HBO’s sci-fi epic Westworld is back for a fourth season and long gone are the days of quaint prairie-living robots and puzzle box mysteries. Over the last three seasons, the show has blown the doors off its own concept, figuratively and literally, unleashing the impossibly realistic “hosts” into the world outside of the unending loop of theme park stories, only to dig into deeper and more troubling mysteries about society at large. In Season 3, we got an up close and personal look at all the ways artificial technology has impacted humanity and hosts alike. Now, in Season 4, the show is attempting to push its boundaries even further.

Put lightly, Westworld Season 4 is just as dense and complicated as the seasons before it. The reality of the vast techno-conspiratorial empire that was Delos (responsible for the host-run theme parks) and Incite (responsible for the massive super AI secretly using people’s data to engineer their lives in the real world) has come to light, leaving the world a more dangerous place for everyone–though, in the intervening time, most people seem to have done their best to get on with their lives and push past any reservations they may have about the tech they use on a day to day basis. Caleb (Aaron Paul) has settled down with a family, Maeve (Thandiwe Newton) has hidden away off grid for a while, Dolores (Evan Rachel Wood) is going by a new name after having apparently lost her memories and been shoved into a quaint civilian life where she scripts NPCs for a video game of some kind.

Meanwhile, Charlotte (Tessa Thompson) who is probably actually Dolores (remember that whole situation from Season 3?) is making moves to bring about a robot revolution and she’s using William (Ed Harris) hosts and clones to do it. Without going into spoilers, Charlotte (Charlores?) is still very much on the warpath to free host-kind and punish humanity, and she’s discovered a way to potentially give humans a taste of their own autonomy-stripping methods.

Also in the mix are Bernard (Jeffery Wright) who has spent some time with his consciousness uploaded to the robot heaven, Sublime, and Stubbs (Luke Hemsworth), the robot killer who learned he was a robot himself.

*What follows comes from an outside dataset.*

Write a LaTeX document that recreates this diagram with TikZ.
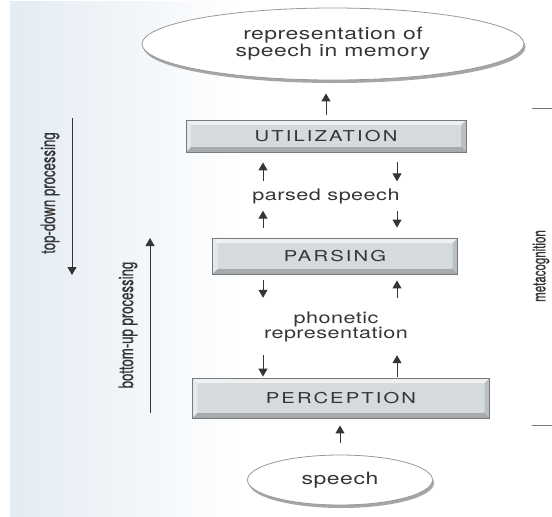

These three groups of characters intersect with one another to form what is essentially a three-pronged plot for the season. There’s Charlotte’s scheme against the humans happening in tandem with Bernard’s secret mission from the Sublime happening alongside Dolores’s strange new life and a mystery she is carefully beginning to uncover. It’s not all that difficult to see where and how these three plots are going to intersect with each other, which actually works in the show’s favor–with so many other complicated card tricks happening (virtually every character mentioned–and some left out for fear of spoilers–has multiple incarnations, clones, or the ability to body-hop into new identities) having some low hanging fruit helps keep things from feeling too bogged down or cumbersome. It may have taken Westworld four seasons to learn this lesson, but it finally appears to have sunk in.

This season does have its fair share of stumbling blocks, however. While the plotlines themselves are all, at surface level, interesting and engaging, there are moments where their respective commentaries and winks to current events get a little too on-the-nose. At one point, a character makes an off-the-cuff reference to a “superspreader event” and, at another, Ed Harris makes a snide remark about being called “neurodivergent” that both feel like they could have come from a 2022 Twitter thread, not a discussion in a far flung sci-fi future. Early on, Evan Rachel Wood gives a stilted explanation of her job “scripting NPCs” and it comes off as maybe the most awkward, clunky way to describe video game development possible. These bizarre moments feel too direct, too tongue-in-cheek, and too clumsy in the context of the rest of the show–and they happen with some regularity.

Thankfully, outside of these oddball bits of exposition and fumbled scenes, the production quality of the show has remained consistent. The visual effects are top tier, the production design remains interesting and thorough, and the performances given by the entire ensemble are as strong as they’ve ever been. There is a lot of potential here, assuming the back half of the season can follow through on the ideas the first four episodes laid down. Here’s hoping.

Westworld Season 4 premieres June 26 on HBO.